» **EXERCISE AIM**: Write out the opening lines of the data word for word, up to and including the line with "0.0776, 0.0449, 0.0015];", and leave every picture and every later line out.

» **SUPPLIED DATA**:
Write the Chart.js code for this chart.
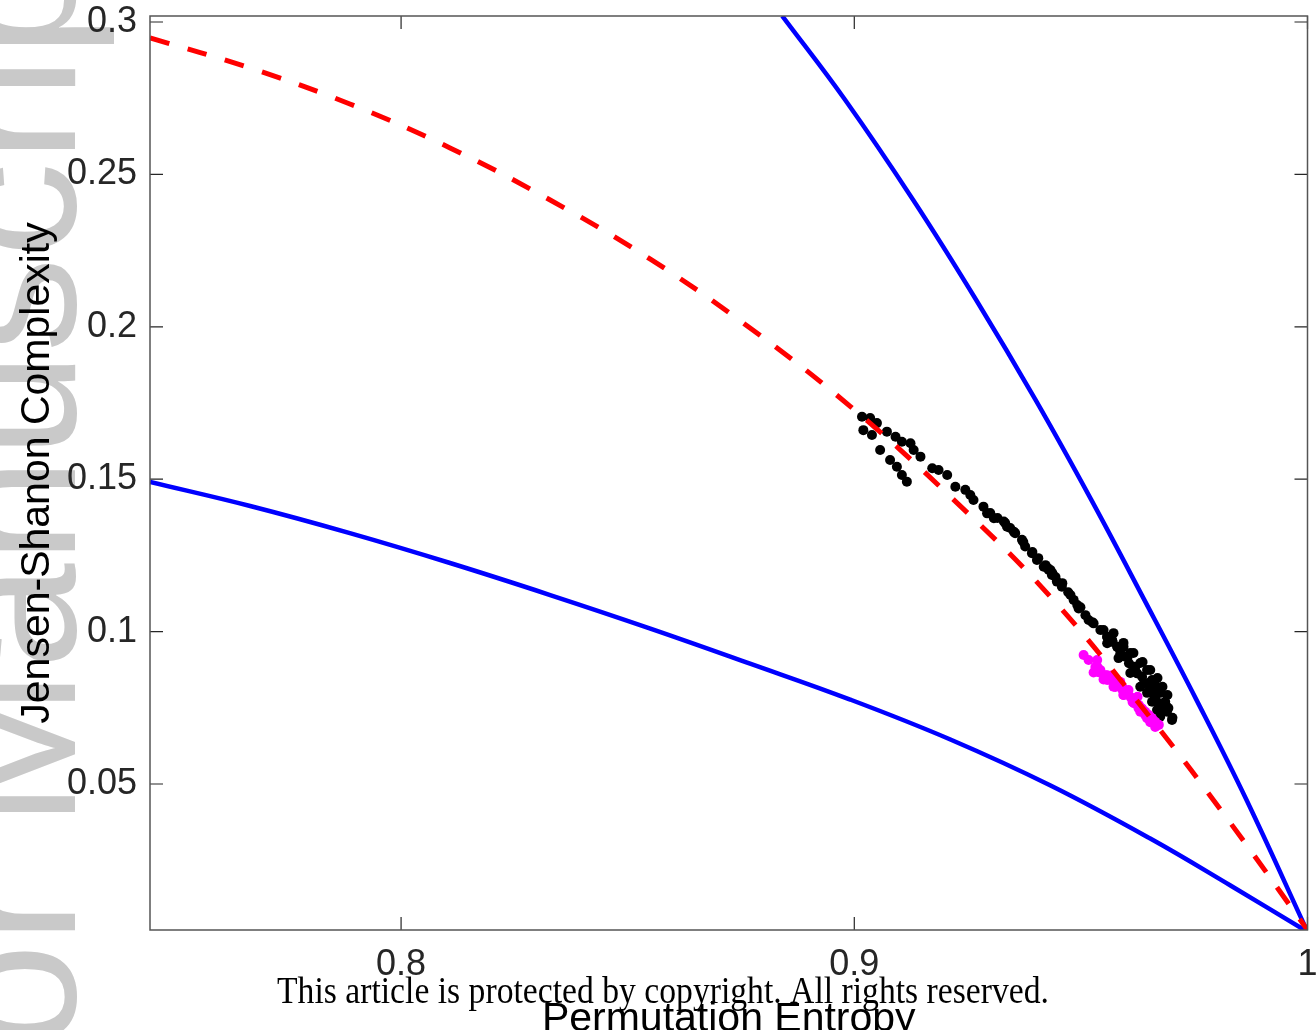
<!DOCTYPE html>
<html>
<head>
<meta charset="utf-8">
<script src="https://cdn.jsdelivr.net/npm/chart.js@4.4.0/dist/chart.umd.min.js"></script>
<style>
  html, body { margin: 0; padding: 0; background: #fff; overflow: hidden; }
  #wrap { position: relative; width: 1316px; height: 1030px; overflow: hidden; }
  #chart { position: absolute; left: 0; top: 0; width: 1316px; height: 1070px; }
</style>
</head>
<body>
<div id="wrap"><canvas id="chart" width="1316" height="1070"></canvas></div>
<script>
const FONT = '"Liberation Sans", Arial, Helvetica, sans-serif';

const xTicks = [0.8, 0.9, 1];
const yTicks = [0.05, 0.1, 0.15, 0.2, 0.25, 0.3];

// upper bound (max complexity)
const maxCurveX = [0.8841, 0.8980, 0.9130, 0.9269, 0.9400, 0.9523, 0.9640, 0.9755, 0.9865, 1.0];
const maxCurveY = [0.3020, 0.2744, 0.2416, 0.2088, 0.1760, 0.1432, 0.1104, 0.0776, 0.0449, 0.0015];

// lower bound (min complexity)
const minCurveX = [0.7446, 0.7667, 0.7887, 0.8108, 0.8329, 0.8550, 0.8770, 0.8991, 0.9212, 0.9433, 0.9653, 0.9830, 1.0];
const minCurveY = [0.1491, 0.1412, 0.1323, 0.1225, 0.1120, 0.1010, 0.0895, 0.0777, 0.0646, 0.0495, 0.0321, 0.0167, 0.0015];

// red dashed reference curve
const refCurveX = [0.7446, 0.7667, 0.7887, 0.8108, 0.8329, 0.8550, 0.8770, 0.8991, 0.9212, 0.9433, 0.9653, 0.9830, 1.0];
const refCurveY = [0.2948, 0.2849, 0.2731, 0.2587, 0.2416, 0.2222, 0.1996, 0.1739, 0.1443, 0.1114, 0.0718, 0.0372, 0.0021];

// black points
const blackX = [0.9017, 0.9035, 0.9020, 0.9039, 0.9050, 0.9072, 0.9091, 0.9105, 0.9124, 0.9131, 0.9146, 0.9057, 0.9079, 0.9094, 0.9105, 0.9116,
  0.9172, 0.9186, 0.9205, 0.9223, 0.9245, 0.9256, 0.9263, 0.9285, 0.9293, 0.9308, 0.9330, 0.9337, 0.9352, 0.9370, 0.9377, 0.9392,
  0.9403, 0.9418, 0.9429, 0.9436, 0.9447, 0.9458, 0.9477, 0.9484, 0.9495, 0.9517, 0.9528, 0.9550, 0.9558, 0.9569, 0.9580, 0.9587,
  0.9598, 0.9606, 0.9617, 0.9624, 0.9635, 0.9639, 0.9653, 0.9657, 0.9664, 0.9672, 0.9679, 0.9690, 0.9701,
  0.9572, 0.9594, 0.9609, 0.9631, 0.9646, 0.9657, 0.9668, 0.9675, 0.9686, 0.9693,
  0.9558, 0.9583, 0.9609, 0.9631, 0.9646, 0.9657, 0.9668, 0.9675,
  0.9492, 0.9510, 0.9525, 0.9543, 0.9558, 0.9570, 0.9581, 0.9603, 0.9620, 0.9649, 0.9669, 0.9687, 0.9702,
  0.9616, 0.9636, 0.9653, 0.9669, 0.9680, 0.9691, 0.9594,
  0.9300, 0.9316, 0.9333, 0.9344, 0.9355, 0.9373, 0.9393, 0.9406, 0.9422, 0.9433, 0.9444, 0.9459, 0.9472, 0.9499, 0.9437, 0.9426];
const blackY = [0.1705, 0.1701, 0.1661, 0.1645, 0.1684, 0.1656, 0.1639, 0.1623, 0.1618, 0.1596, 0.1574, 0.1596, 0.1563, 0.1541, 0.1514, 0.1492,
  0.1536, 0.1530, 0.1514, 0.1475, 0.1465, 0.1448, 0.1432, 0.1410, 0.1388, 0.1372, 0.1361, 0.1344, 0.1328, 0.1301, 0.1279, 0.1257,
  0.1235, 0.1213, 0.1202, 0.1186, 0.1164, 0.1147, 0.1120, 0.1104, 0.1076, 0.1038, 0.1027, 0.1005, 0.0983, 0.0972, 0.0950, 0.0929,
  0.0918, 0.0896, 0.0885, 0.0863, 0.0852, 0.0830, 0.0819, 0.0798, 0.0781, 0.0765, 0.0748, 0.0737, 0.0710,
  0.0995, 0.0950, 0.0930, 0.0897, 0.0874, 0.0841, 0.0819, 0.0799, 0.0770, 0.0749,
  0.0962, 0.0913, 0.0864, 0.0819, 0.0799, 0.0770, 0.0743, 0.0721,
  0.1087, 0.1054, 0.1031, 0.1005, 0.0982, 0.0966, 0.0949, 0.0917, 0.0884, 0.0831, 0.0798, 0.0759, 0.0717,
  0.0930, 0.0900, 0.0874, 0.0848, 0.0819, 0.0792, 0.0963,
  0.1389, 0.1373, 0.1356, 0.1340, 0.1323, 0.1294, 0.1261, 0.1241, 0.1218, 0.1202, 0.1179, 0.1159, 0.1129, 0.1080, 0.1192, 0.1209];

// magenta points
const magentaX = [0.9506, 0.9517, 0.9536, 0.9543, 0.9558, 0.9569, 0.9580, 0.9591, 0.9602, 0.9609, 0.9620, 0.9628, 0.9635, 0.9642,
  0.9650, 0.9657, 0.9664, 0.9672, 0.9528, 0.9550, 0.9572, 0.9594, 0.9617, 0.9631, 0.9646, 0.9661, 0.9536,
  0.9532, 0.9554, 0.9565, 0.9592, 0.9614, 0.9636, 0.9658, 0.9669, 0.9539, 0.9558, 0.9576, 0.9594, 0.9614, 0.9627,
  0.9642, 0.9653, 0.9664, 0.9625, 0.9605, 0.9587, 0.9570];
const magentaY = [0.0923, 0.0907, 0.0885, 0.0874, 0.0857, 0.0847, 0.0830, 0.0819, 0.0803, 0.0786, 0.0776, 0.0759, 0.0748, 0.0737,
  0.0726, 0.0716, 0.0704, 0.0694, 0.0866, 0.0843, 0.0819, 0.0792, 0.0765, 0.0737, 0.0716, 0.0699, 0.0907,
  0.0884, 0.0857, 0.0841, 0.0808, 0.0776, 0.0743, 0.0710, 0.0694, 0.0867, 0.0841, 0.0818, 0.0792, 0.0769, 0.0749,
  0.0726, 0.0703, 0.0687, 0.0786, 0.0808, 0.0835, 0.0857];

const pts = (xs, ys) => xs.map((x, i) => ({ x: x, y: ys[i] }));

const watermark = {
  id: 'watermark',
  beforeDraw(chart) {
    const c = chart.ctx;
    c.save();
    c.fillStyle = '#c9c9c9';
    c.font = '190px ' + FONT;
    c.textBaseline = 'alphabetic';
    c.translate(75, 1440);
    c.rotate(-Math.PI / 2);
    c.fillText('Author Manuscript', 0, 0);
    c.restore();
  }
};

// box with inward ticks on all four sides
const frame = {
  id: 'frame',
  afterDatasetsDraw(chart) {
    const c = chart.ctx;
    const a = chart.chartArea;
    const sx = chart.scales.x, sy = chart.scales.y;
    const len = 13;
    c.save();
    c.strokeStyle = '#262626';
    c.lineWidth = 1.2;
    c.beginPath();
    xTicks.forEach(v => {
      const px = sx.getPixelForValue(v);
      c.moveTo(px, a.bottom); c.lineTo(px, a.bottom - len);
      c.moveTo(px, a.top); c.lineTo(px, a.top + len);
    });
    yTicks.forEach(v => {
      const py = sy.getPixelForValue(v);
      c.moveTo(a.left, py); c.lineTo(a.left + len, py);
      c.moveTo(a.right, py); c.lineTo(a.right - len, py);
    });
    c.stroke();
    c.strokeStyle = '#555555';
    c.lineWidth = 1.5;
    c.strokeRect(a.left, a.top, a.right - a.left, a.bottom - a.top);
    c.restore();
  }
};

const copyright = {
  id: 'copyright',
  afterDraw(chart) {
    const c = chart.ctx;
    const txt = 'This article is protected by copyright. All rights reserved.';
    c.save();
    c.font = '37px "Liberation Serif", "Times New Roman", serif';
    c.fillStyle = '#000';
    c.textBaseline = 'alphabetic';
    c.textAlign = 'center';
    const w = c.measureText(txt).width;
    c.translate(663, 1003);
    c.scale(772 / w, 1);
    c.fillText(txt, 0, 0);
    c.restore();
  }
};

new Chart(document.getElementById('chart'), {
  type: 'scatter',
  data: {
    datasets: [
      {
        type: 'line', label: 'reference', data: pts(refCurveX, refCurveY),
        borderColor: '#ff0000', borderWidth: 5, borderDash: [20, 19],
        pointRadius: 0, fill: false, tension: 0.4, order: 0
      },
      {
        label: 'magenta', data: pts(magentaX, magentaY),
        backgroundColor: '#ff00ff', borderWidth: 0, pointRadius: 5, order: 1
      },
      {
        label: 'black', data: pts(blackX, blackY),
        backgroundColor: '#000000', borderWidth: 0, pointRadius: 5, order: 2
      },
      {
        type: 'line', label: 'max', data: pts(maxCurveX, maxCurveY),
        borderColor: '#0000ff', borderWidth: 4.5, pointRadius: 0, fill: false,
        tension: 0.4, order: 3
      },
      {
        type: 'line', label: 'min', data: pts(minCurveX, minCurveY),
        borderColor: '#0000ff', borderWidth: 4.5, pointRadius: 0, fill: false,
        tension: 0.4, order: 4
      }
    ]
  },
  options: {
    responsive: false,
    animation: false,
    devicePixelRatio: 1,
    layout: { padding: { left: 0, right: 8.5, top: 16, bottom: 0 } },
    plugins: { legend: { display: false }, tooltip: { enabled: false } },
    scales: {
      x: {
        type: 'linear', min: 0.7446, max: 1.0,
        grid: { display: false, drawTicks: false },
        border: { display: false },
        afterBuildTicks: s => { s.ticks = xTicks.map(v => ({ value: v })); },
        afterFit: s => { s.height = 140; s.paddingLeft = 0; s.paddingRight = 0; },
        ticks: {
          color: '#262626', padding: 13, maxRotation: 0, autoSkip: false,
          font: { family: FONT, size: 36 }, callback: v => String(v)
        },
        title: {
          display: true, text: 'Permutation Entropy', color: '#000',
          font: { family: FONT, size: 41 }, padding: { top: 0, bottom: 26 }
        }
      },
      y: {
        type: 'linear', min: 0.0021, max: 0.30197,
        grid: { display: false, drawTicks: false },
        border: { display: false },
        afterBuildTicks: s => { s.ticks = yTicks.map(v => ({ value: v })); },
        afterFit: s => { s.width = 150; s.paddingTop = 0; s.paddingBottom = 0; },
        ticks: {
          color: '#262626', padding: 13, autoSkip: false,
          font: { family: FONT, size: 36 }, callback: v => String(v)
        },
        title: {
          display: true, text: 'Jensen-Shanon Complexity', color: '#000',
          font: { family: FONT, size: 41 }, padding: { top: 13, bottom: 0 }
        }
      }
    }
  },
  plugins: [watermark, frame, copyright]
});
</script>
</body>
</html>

» **RIGHT ANSWER**:
Write the Chart.js code for this chart.
<!DOCTYPE html>
<html>
<head>
<meta charset="utf-8">
<script src="https://cdn.jsdelivr.net/npm/chart.js@4.4.0/dist/chart.umd.min.js"></script>
<style>
  html, body { margin: 0; padding: 0; background: #fff; overflow: hidden; }
  #wrap { position: relative; width: 1316px; height: 1030px; overflow: hidden; }
  #chart { position: absolute; left: 0; top: 0; width: 1316px; height: 1070px; }
</style>
</head>
<body>
<div id="wrap"><canvas id="chart" width="1316" height="1070"></canvas></div>
<script>
const FONT = '"Liberation Sans", Arial, Helvetica, sans-serif';

const xTicks = [0.8, 0.9, 1];
const yTicks = [0.05, 0.1, 0.15, 0.2, 0.25, 0.3];

// upper bound (max complexity)
const maxCurveX = [0.8841, 0.8980, 0.9130, 0.9269, 0.9400, 0.9523, 0.9640, 0.9755, 0.9865, 1.0];
const maxCurveY = [0.3020, 0.2744, 0.2416, 0.2088, 0.1760, 0.1432, 0.1104, 0.0776, 0.0449, 0.0015];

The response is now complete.